## SET PROBLEM
Transcribe the records below from the first line to the line that includes "from matplotlib.patches import Patch", inclusive, and omit the pictures.

----- PROVIDED INFORMATION

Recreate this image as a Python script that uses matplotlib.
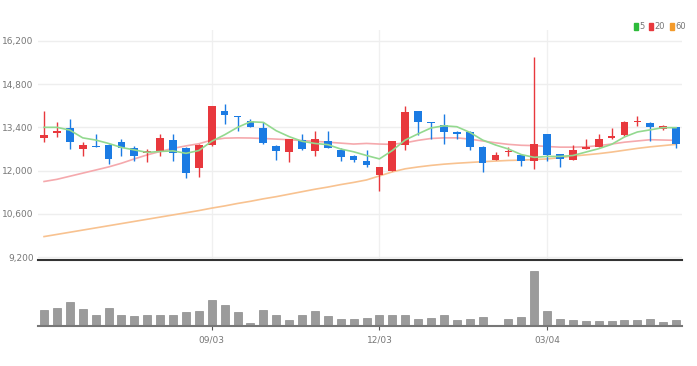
import numpy as np
import matplotlib.pyplot as plt
from matplotlib.patches import Patch

# weekly candles, red = up, blue = down
opens = [13050, 13210, 13380, 12700, 12810, 12830, 12940, 12720, 12560, 12610,
         12990, 12720, 12090, 12840, 13940, 13780, 13620, 13380, 12810, 12590,
         12990, 12630, 12970, 12670, 12490, 12320, 11870, 12000, 12830, 13920,
         13560, 13490, 13260, 13240, 12780, 12350, 12590, 12520, 12320, 13190,
         12540, 12350, 12700, 12780, 13050, 13160, 13570, 13530, 13350, 13400]
highs = [13940, 13560, 13670, 12920, 13190, 12860, 13020, 12810, 12700, 13190,
         13190, 12750, 12860, 14100, 14150, 13780, 13670, 13580, 12840, 13020,
         13190, 13290, 13290, 12730, 12520, 12670, 12110, 12970, 14100, 13940,
         13560, 13830, 13270, 13270, 12810, 12590, 12780, 12520, 15670, 13190,
         12540, 12820, 13020, 13190, 13380, 13620, 13760, 13580, 13490, 13420]
lows = [12920, 13080, 12700, 12490, 12750, 12220, 12490, 12300, 12270, 12490,
        12320, 11760, 11810, 12810, 13510, 13270, 13400, 12860, 12350, 12270,
        12670, 12490, 12730, 12300, 12270, 12110, 11350, 12000, 12670, 13160,
        13020, 12860, 13020, 12670, 11950, 12350, 12490, 12160, 12050, 12320,
        12110, 12350, 12700, 12750, 13020, 13130, 13450, 12970, 13330, 12730]
closes = [13150, 13290, 12940, 12830, 12760, 12380, 12730, 12490, 12630, 13050,
          12560, 11910, 12830, 14080, 13810, 13720, 13400, 12880, 12630, 13020,
          12700, 13020, 12730, 12430, 12360, 12190, 12110, 12950, 13890, 13560,
          13530, 13260, 13190, 12780, 12240, 12510, 12630, 12320, 12860, 12520,
          12380, 12680, 12750, 13020, 13120, 13560, 13610, 13420, 13450, 12860]
volumes = [49, 54, 72, 52, 34, 54, 34, 29, 34, 34,
           34, 42, 44, 79, 64, 42, 9, 47, 34, 17,
           34, 44, 29, 22, 22, 24, 32, 32, 34, 22,
           24, 34, 17, 22, 27, 2, 22, 27, 164, 44,
           22, 17, 14, 14, 14, 17, 17, 22, 12, 19]

# moving averages as shown on the chart
ma5 = [13400, 13400, 13310, 13060, 12990, 12880, 12750, 12670, 12590, 12620,
       12640, 12560, 12650, 12950, 13160, 13400, 13580, 13560, 13290, 13100,
       12950, 12880, 12840, 12700, 12610, 12490, 12380, 12650, 12990, 13190,
       13380, 13450, 13420, 13240, 12990, 12830, 12700, 12520, 12430, 12460,
       12460, 12490, 12600, 12710, 12850, 13090, 13250, 13320, 13390, 13390]
ma20 = [11650, 11720, 11820, 11920, 12020, 12120, 12240, 12380, 12510, 12620,
        12720, 12800, 12870, 12990, 13050, 13060, 13055, 13040, 13020, 13000,
        12970, 12950, 12920, 12890, 12860, 12880, 12860, 12850, 12900, 12980,
        13040, 13060, 13060, 13020, 12960, 12900, 12850, 12820, 12810, 12780,
        12760, 12760, 12770, 12810, 12860, 12920, 12960, 13000, 12990, 12980]
ma60 = [9870, 9940, 10010, 10080, 10150, 10220, 10290, 10360, 10430, 10500,
        10570, 10640, 10710, 10790, 10860, 10940, 11010, 11090, 11160, 11240,
        11320, 11400, 11470, 11550, 11620, 11700, 11830, 11960, 12060, 12120,
        12170, 12210, 12240, 12265, 12290, 12310, 12330, 12340, 12360, 12380,
        12420, 12470, 12510, 12550, 12600, 12660, 12720, 12770, 12810, 12850]

tick_idx = [13, 26, 39]
tick_labels = ['09/03', '12/03', '03/04']
y_ticks = [9200, 10600, 12000, 13400, 14800, 16200]

up_color = '#e8383d'
down_color = '#1b7be3'
font = ['Liberation Sans Narrow', 'DejaVu Sans']

fig = plt.figure(figsize=(6.97, 3.66), dpi=100)
ax = fig.add_axes([0.0545, 0.2885, 0.924, 0.6295])
axv = fig.add_axes([0.0545, 0.1093, 0.924, 0.1749], sharex=ax)

x = np.arange(len(opens))
o = np.array(opens)
c = np.array(closes)
up = c >= o
colors = np.where(up, up_color, down_color)

ax.vlines(x, lows, highs, colors=colors, linewidth=1, zorder=3)
body = np.maximum(np.abs(c - o), 25)
ax.bar(x, body, bottom=np.minimum(o, c), width=0.6, color=colors, zorder=4)

ax.plot(x, ma60, color='#f8c290', linewidth=1.2, zorder=2)
ax.plot(x, ma20, color='#f5a9ad', linewidth=1.2, zorder=2)
ax.plot(x, ma5, color='#93d98f', linewidth=1.2, zorder=5)

ax.set_xlim(-0.47, 49.46)
ax.set_ylim(9100, 16545)
ax.set_yticks(y_ticks)
ax.set_yticklabels([f'{v:,}' for v in y_ticks], family=font, fontsize=6.5, color='#777777')
ax.grid(axis='y', color='#eeeeee', linewidth=1)
for t in tick_idx:
    ax.axvline(t, color='#f0f0f0', linewidth=1, zorder=0)
ax.tick_params(axis='y', length=0, pad=3)
ax.tick_params(axis='x', length=0, labelbottom=False)
for s in ['top', 'right', 'left']:
    ax.spines[s].set_visible(False)
ax.spines['bottom'].set_color('#333333')
ax.spines['bottom'].set_linewidth(1.5)

# volume panel
axv.bar(x, volumes, width=0.62, color='#9b9b9b', edgecolor='#8a8a8a', linewidth=0.5)
axv.set_ylim(0, 192)
axv.set_yticks([])
axv.set_xticks(tick_idx)
axv.set_xticklabels(tick_labels, family=font, fontsize=6.5, color='#777777')
axv.tick_params(axis='x', length=3, color='#555555', pad=4)
for s in ['top', 'right', 'left']:
    axv.spines[s].set_visible(False)
axv.spines['bottom'].set_color('#777777')
axv.spines['bottom'].set_linewidth(1.5)

handles = [Patch(color='#2dbb3a', label='5'),
           Patch(color='#e8383d', label='20'),
           Patch(color='#f39a2b', label='60')]
fig.legend(handles=handles, loc='upper right', bbox_to_anchor=(0.995, 0.96), ncol=3,
           frameon=False, handlelength=0.5, handleheight=0.9, handletextpad=0.2,
           columnspacing=0.5, prop={'family': font, 'size': 6}, labelcolor='#777777')

plt.savefig('out.png', dpi=100)
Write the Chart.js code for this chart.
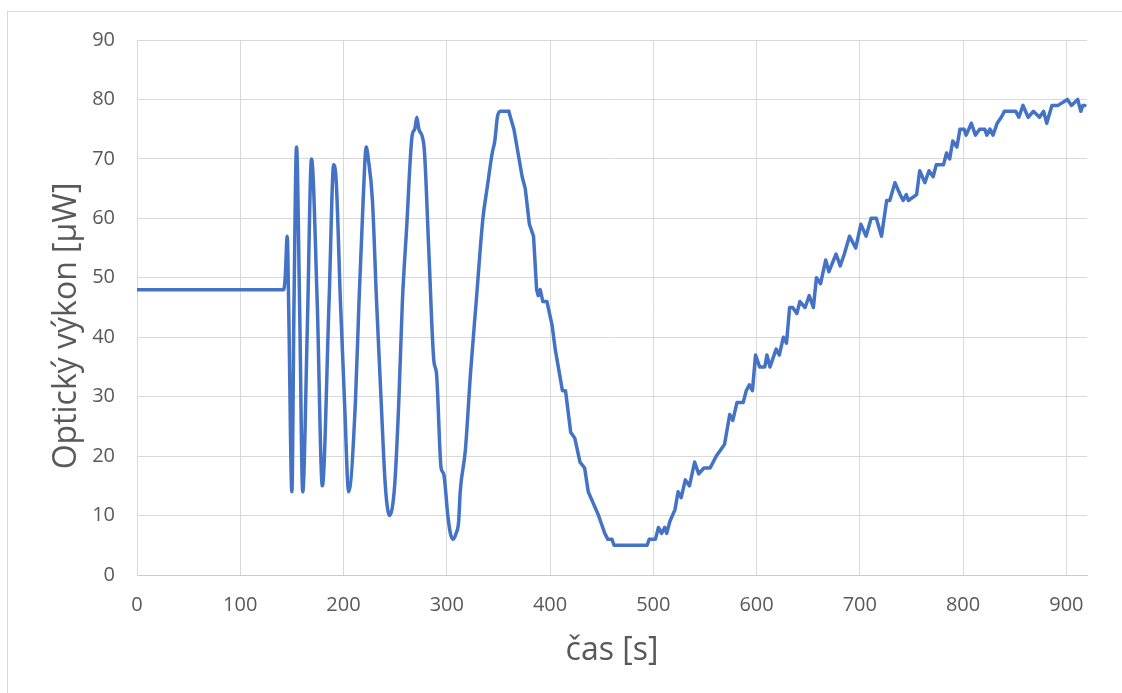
<!DOCTYPE html>
<html>
<head>
<meta charset="utf-8">
<script src="https://cdn.jsdelivr.net/npm/chart.js@4/dist/chart.umd.min.js"></script>
<style>
    body { margin: 0; background: #fff; }
    #wrap { position: relative; width: 1122px; height: 693px; background: #fff; }
    #frame { position: absolute; left: 7px; top: 11px; right: 0; bottom: 0; border-top: 1px solid #d9d9d9; border-left: 1px solid #d9d9d9; }
    #myChart { position: absolute; left: 0; top: 0; }
</style>
</head>
<body>
<div id="wrap">
    <div id="frame"></div>
    <canvas id="myChart" width="1122" height="693"></canvas>
</div>
<script>
// time [s]
const times = [0,142,143.5,145.5,147,150,152,154.5,157.5,160.5,
    165,169,174.5,179.5,186,190.5,193,197,201,205,
    211.5,215,219,222,224,228,232,236.5,240.5,244.5,
    249.5,253.5,257,261,266.5,269,271,273,278,282.5,
    287.5,290,294.5,297,301,303.5,306,309,311.5,313,
    318,323,328.5,335,339,344,346.5,349,352,360,
    365,368,373,376,380,384,387,388.5,390.5,393,
    397,402,405,409,412,415,420,424,429,433.5,
    437,442,447,449,453,456,460,462,494,496,
    502,505,508,511,513,516,521,524,527,531,
    535,540,544,549,555,558,561,565,569,574,
    577,581,587,590,593,596,599,603,608,610,
    613,619,622,626,629,632,635,639,642,647,
    651,655,658,662,667,670,677,681,685,690,
    693,696,701,706,711,716,721,726,729,734,
    739,742,745,747,755,758,763,767,771,774,
    781,784,787,790,794,797,801,803,808,812,
    816,821,823,826,829,833,837,840,851,854,
    858,863,868,874,878,881,886,892,901,905,
    911,914,916,918]

// optical power [uW]
const power = [48,48,50,57,44,14,45,72,45,14,
    42,70,46,15,46,69,66,46,29,14,
    29,46,63,72,70,63,46,29,15,10,
    15,29,46,58,74,75,77,75,72,55,
    36,34,18,17,10,7,6,7,9,14,
    21,34,46,60,65,71,73,77,78,78,
    75,72,67,65,59,57,48,47,48,46,
    46,42,38,34,31,31,24,23,19,18,
    14,12,10,9,7,6,6,5,5,6,
    6,8,7,8,7,9,11,14,13,16,
    15,19,17,18,18,19,20,21,22,27,
    26,29,29,31,32,31,37,35,35,37,
    35,38,37,40,39,45,45,44,46,45,
    47,45,50,49,53,51,54,52,54,57,
    56,55,59,57,60,60,57,63,63,66,
    64,63,64,63,64,68,66,68,67,69,
    69,71,70,73,72,75,75,74,76,74,
    75,75,74,75,74,76,77,78,78,77,
    79,77,78,77,78,76,79,79,80,79,
    80,78,79,79]

const xTitle = 'čas [s]'
const yTitle = 'Optický výkon [µW]'
const xMax = 920
const yMax = 90
// the swinging part is drawn smooth, the slow stepped part straight
const smoothEnd = 360

const textColor = '#595959'
const gridColor = '#d9d9d9'
const lineColor = '#4472C4'

// axis titles placed by hand, like the Excel original
const axisTitles = {
    id: 'axisTitles',
    afterDraw(chart) {
        const ctx = chart.ctx
        const area = chart.chartArea
        ctx.save()
        ctx.fillStyle = textColor
        ctx.font = '32px "Open Sans"'
        ctx.textAlign = 'center'
        ctx.textBaseline = 'middle'
        ctx.fillText(xTitle, (area.left + area.right) / 2, 651)
        ctx.translate(67, 326)
        ctx.rotate(-Math.PI / 2)
        ctx.fillText(yTitle, 0, 0)
        ctx.restore()
    }
}

const points = times.map((t, i) => ({ x: t, y: power[i] }))
const smoothPart = points.filter((p) => p.x <= smoothEnd)
const stepPart = points.filter((p) => p.x >= smoothEnd)

const lineStyle = {
    borderColor: lineColor,
    backgroundColor: lineColor,
    borderWidth: 3.5,
    pointRadius: 0,
    borderJoinStyle: 'round',
    borderCapStyle: 'round',
}

const ctx = document.getElementById('myChart').getContext('2d')

const config = {
    type: 'line',
    data: {
        datasets: [
            { ...lineStyle, label: yTitle, data: smoothPart, cubicInterpolationMode: 'monotone' },
            { ...lineStyle, label: yTitle, data: stepPart, tension: 0 },
        ]
    },
    options: {
        responsive: false,
        animation: false,
        layout: {
            padding: { left: 0, top: 40, right: 35, bottom: 0 }
        },
        plugins: {
            legend: { display: false },
            tooltip: { enabled: false },
        },
        scales: {
            x: {
                type: 'linear',
                min: 0,
                max: xMax,
                afterFit: (scale) => { scale.height = 118 },
                ticks: {
                    stepSize: 100,
                    includeBounds: false,
                    padding: 18,
                    color: textColor,
                    font: { family: 'Open Sans', size: 20 },
                    maxRotation: 0,
                },
                grid: {
                    color: gridColor,
                    lineWidth: 1,
                    drawTicks: false,
                },
                border: { color: '#cccccc', width: 1 },
            },
            y: {
                min: 0,
                max: yMax,
                afterFit: (scale) => { scale.width = 137 },
                ticks: {
                    stepSize: 10,
                    padding: 22,
                    color: textColor,
                    font: { family: 'Open Sans', size: 20 },
                },
                grid: {
                    color: gridColor,
                    lineWidth: 1,
                    drawTicks: false,
                },
                border: { color: gridColor, width: 1 },
            },
        },
    },
    plugins: [axisTitles],
}

const myChart = new Chart(ctx, config)
</script>
</body>
</html>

----------

## RIGHT ANSWER
Recreate this image as a Python script that uses matplotlib.
import numpy as np
import matplotlib.pyplot as plt
from matplotlib.patches import Patch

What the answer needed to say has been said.